1. A fundamental goal of disease ecology is to determine the landscape and environmental
processes that drive disease dynamics at different biological levels to
guide management and conservation. Although ranaviruses (family Iridoviridae)
are emerging amphibian pathogens, few studies have conducted comprehensive
field surveys to assess potential drivers of ranavirus disease dynamics.

2. We examined the factors underlying patterns in site-level ranavirus presence and
individual-level ranavirus infection in 76 ponds and 1,088 individuals representing
five amphibian species within the East Bay region of California.

3. Based on a competing-model approach followed by variance partitioning, landscape
and biotic variables explained the most variation in site-level presence. However, biotic
and individual-level variables explained the most variation in individual-level infection.

4. Distance to nearest ranavirus-infected pond (the landscape factor) was more important
than biotic factors at the site level; however, biotic factors were most influential
at the individual level. At the site level, the probability of ranavirus presence
correlated negatively with distance to nearest ranavirus-positive pond, suggesting
that the movement of water or mobile taxa (e.g., adult amphibians, birds, reptiles)
may facilitate the movement of ranavirus between ponds and across the landscape.

5. Taxonomic richness associated positively with ranavirus presence at the site
level, but vertebrate richness associated negatively with infection prevalence in
the host population. This might reflect the contrasting influences of diversity on
pathogen colonisation versus transmission among hosts.

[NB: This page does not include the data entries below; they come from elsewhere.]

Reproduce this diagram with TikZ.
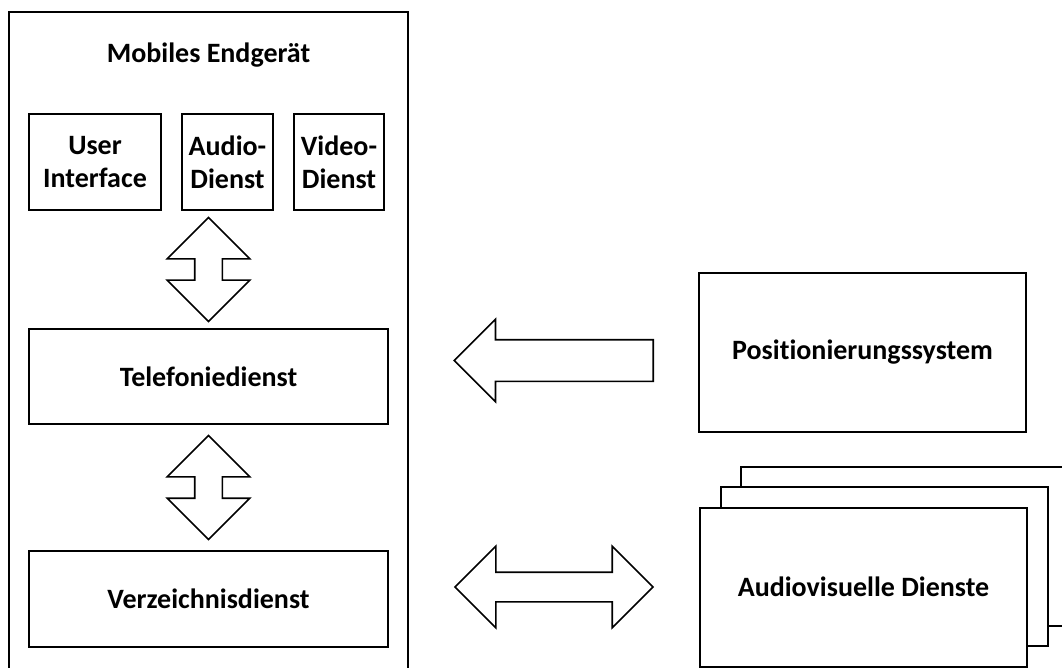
\documentclass[tikz,border=0pt]{standalone}
\usepackage{fontspec}
\setmainfont[Ligatures=NoCommon]{Carlito}
\usetikzlibrary{shapes.arrows,calc}

\tikzset{
  box/.style={draw, line width=2pt, fill=white, align=center, inner sep=0pt,
    font=\bfseries\fontsize{28}{33}\selectfont},
  dblarrow/.style={double arrow, draw, line width=1.6pt, fill=white,
    inner xsep=0pt, double arrow tip angle=90},
  onearrow/.style={single arrow, draw, line width=1.6pt, fill=white,
    inner xsep=0pt, single arrow tip angle=90},
}

\begin{document}
\begin{tikzpicture}[x=1pt,y=-1pt]
\useasboundingbox (0,0) rectangle (1062,668);

% mobile device (runs off the bottom edge)
\node[box, anchor=north, minimum width=399pt, minimum height=700pt] (mobile) at (208.5,11) {};
\node[font=\bfseries\fontsize{28}{33}\selectfont, anchor=base] (title) at (208.5,63) {Mobiles Endgerät};

\node[box, minimum width=132pt, minimum height=96pt] (ui) at (95,162) {User\\Interface};
\node[box, minimum width=91pt, minimum height=96pt] (audio) at (227.5,162) {Audio-\\Dienst};
\node[box, minimum width=90pt, minimum height=96pt] (video) at (339,162) {Video-\\Dienst};
\node[box, minimum width=359pt, minimum height=95pt] (tel) at (208.5,376.5) {Telefoniedienst};
\node[box, minimum width=359pt, minimum height=96pt] (verz) at (208.5,599) {Verzeichnisdienst};

\node[dblarrow, rotate=90, minimum height=104pt, inner ysep=13pt,
  double arrow head extend=27.5pt] (arr1) at ($(audio.south -| tel.north)!0.5!(tel.north)$) {};
\node[dblarrow, rotate=90, minimum height=104pt, inner ysep=13pt,
  double arrow head extend=27.5pt] (arr2) at ($(tel.south)!0.5!(verz.north)$) {};

% outside services
\node[box, minimum width=327pt, minimum height=159pt] (pos) at (862.5,352.5) {Positionierungssystem};

\node[box, minimum width=327pt, minimum height=159pt] (avback) at (904.5,546.5) {};
\node[box, minimum width=327pt, minimum height=159pt] (avmid) at (884,566.5) {};
\node[box, minimum width=327pt, minimum height=159pt] (av) at (863.5,587) {Audiovisuelle Dienste};

\node[onearrow, rotate=180, minimum height=199pt, inner ysep=20pt,
  single arrow head extend=20.5pt, anchor=tail] (posarr) at ($(pos.west)+(-44,8)$) {};
\node[dblarrow, minimum height=198pt, inner ysep=14pt,
  double arrow head extend=26pt] (avarr) at ($(mobile.east |- av.west)!0.5!(av.west)$) {};
\end{tikzpicture}
\end{document}
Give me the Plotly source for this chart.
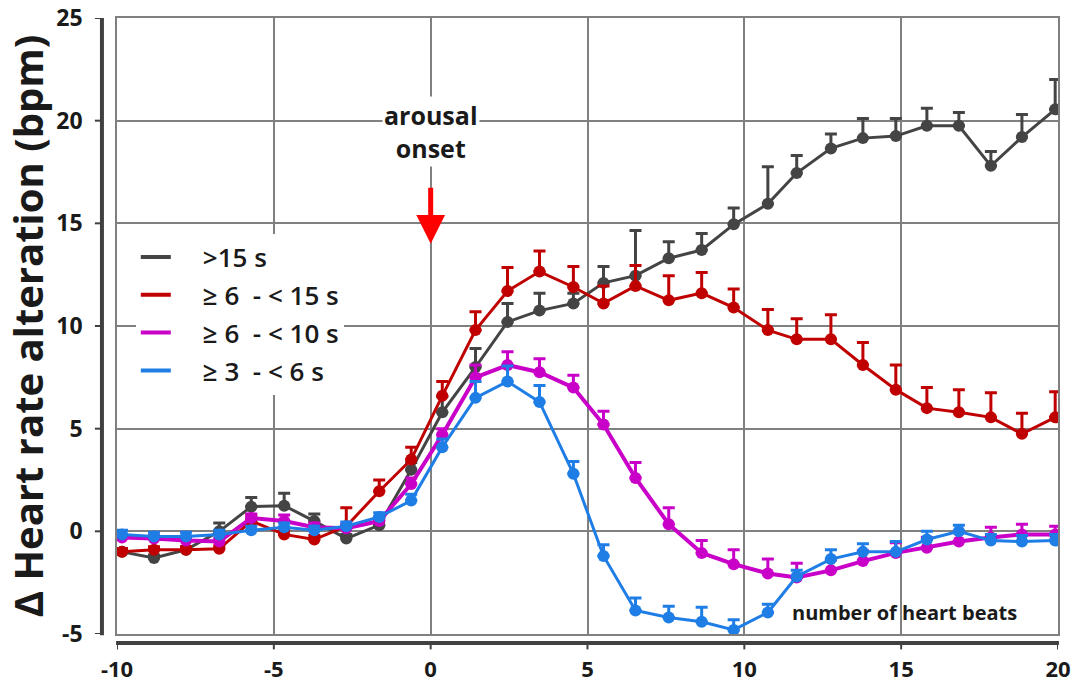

6. Amphibian host species differed in their likelihood of ranavirus infection: American
bullfrogs (Rana catesbeiana) had the weakest association with infection while roughskinned
newts (Taricha granulosa) had the strongest. After accounting for host species
effects, hostswith greater snout–vent length had a lower probability of infection.

7. Our study demonstrates the array of landscape, environmental, and individual level
factors associated with ranavirus epidemiology. Moreover, our study helps
illustrate that the importance of these factors varies with biological level.